**GOAL OF THE EXERCISE:** Go through the lines below. Copy those with "this".

[begin SUPPLIED ENTRIES]

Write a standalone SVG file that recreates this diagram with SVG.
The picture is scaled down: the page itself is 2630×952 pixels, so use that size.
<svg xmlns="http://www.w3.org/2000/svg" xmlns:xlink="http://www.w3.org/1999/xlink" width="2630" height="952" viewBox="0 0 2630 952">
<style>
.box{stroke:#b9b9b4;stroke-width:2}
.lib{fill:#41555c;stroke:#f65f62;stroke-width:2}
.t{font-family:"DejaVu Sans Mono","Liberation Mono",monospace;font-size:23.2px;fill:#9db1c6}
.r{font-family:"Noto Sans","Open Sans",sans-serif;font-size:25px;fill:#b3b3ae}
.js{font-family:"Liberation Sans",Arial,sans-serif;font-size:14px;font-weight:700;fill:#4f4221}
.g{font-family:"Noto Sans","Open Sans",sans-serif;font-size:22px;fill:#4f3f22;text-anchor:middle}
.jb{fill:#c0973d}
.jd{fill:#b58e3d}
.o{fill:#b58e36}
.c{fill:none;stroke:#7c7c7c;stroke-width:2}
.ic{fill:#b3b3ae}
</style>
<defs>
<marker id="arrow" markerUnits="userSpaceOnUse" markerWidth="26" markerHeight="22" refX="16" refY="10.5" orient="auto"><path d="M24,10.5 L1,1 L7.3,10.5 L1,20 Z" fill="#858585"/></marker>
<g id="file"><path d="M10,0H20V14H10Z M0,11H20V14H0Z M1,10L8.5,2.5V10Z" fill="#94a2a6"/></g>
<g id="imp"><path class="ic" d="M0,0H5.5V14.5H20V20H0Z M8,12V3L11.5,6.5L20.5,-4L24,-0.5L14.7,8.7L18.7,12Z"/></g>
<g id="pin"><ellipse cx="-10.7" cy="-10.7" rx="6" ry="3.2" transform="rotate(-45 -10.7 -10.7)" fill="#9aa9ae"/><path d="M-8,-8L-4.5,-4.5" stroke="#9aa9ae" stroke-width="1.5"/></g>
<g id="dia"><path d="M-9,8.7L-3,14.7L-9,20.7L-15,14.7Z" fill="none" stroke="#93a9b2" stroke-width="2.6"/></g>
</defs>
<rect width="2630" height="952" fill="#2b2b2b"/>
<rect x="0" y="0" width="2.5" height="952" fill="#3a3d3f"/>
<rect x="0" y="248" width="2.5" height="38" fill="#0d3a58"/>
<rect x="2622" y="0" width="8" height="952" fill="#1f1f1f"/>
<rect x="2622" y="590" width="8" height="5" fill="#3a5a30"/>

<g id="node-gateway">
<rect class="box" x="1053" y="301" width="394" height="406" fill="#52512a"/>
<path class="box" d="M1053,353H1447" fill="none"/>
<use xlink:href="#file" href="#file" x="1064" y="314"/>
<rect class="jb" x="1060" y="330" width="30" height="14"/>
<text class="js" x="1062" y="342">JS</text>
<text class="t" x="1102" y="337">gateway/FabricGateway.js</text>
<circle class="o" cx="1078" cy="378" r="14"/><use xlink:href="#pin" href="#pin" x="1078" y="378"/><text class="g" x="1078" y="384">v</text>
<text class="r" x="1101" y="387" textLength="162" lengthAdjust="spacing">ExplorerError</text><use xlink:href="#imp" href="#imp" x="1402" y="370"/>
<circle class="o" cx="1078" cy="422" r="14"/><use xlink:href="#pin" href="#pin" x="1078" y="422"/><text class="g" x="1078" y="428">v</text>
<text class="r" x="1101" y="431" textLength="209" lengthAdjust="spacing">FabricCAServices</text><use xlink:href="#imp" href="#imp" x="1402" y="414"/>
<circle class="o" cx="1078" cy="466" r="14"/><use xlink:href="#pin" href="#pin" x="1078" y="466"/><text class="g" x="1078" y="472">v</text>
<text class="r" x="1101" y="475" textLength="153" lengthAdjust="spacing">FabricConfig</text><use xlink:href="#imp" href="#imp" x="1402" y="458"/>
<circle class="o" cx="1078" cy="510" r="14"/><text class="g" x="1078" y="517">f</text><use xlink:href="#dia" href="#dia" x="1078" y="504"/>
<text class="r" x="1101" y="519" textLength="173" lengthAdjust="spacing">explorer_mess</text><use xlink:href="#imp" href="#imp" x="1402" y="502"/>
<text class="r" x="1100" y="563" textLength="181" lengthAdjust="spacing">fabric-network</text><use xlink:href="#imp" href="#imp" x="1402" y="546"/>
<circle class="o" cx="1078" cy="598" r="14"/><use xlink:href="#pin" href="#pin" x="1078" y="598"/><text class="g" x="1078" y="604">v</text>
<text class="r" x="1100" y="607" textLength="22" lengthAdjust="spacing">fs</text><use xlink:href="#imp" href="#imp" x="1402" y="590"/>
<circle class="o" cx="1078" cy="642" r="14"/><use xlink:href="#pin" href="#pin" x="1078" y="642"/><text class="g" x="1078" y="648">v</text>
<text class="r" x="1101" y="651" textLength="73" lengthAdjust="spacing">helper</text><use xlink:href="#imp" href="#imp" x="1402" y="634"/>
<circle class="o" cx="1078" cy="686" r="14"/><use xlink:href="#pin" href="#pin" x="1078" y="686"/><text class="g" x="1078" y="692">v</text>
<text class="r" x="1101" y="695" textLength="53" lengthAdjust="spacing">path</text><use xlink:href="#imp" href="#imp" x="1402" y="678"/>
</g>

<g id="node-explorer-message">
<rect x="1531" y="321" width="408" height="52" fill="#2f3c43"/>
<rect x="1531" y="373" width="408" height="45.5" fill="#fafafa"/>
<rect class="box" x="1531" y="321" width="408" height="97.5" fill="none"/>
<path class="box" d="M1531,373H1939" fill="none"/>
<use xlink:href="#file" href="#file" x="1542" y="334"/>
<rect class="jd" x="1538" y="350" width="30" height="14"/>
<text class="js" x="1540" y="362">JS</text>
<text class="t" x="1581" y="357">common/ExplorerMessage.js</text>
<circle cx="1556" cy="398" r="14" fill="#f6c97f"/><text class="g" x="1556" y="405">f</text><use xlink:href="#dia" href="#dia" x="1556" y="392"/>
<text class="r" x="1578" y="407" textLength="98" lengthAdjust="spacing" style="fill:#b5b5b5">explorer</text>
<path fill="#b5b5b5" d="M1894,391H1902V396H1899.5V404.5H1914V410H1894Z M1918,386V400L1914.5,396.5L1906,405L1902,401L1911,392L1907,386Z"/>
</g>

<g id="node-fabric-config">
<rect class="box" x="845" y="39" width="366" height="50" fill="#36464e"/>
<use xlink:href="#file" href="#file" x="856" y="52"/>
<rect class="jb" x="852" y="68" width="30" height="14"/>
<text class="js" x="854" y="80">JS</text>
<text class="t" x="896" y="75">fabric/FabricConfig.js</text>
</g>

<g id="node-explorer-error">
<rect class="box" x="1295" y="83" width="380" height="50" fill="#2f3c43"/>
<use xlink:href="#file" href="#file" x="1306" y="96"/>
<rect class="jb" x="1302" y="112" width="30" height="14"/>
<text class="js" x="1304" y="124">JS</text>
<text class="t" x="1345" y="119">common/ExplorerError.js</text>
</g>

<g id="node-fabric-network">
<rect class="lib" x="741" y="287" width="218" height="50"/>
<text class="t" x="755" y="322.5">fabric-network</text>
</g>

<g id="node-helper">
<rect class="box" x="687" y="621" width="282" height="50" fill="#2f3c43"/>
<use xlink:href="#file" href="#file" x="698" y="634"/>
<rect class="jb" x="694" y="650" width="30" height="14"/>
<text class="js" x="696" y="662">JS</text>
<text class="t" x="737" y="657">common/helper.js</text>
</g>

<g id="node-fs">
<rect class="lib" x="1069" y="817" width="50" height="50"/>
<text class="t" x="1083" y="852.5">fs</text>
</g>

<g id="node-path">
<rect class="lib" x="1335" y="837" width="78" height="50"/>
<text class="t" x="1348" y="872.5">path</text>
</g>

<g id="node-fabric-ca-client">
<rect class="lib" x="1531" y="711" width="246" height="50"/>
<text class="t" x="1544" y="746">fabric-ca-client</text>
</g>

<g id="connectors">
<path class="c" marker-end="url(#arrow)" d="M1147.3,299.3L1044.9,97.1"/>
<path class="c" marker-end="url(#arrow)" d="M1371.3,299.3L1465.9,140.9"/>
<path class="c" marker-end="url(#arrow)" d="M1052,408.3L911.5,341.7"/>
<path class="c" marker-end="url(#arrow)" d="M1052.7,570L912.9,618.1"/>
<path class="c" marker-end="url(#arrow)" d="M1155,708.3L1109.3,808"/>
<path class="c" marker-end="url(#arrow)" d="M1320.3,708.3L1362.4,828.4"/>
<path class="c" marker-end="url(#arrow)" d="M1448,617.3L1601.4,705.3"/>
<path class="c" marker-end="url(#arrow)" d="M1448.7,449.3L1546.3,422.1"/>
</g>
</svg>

[end SUPPLIED ENTRIES]
[begin SUPPLIED ENTRIES]

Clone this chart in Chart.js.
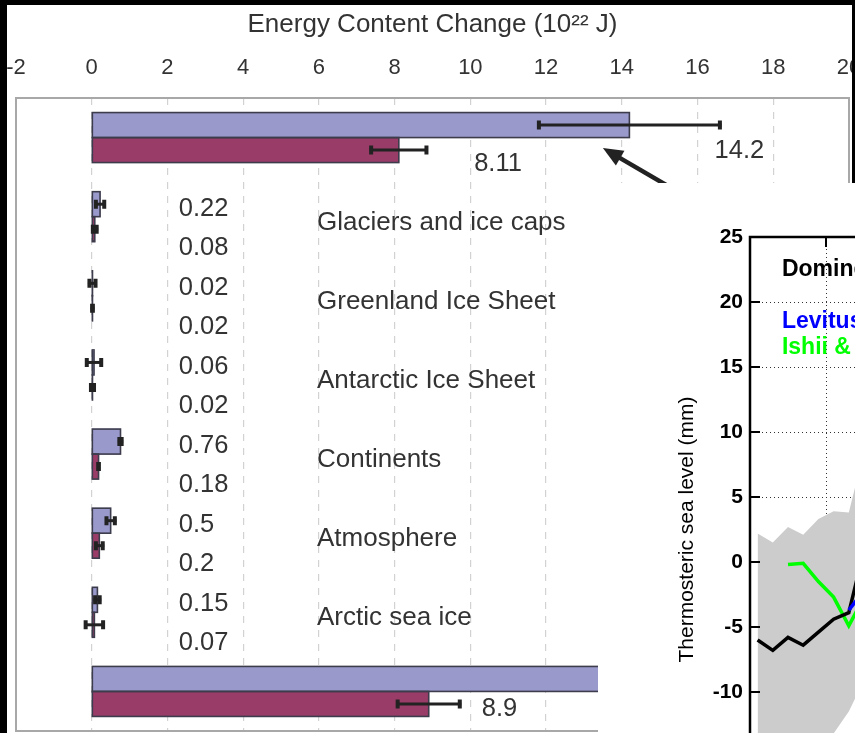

[end SUPPLIED ENTRIES]

**CORRECT RESULT:**
Write a standalone SVG file that recreates this diagram with SVG.
Clone this chart in Chart.js.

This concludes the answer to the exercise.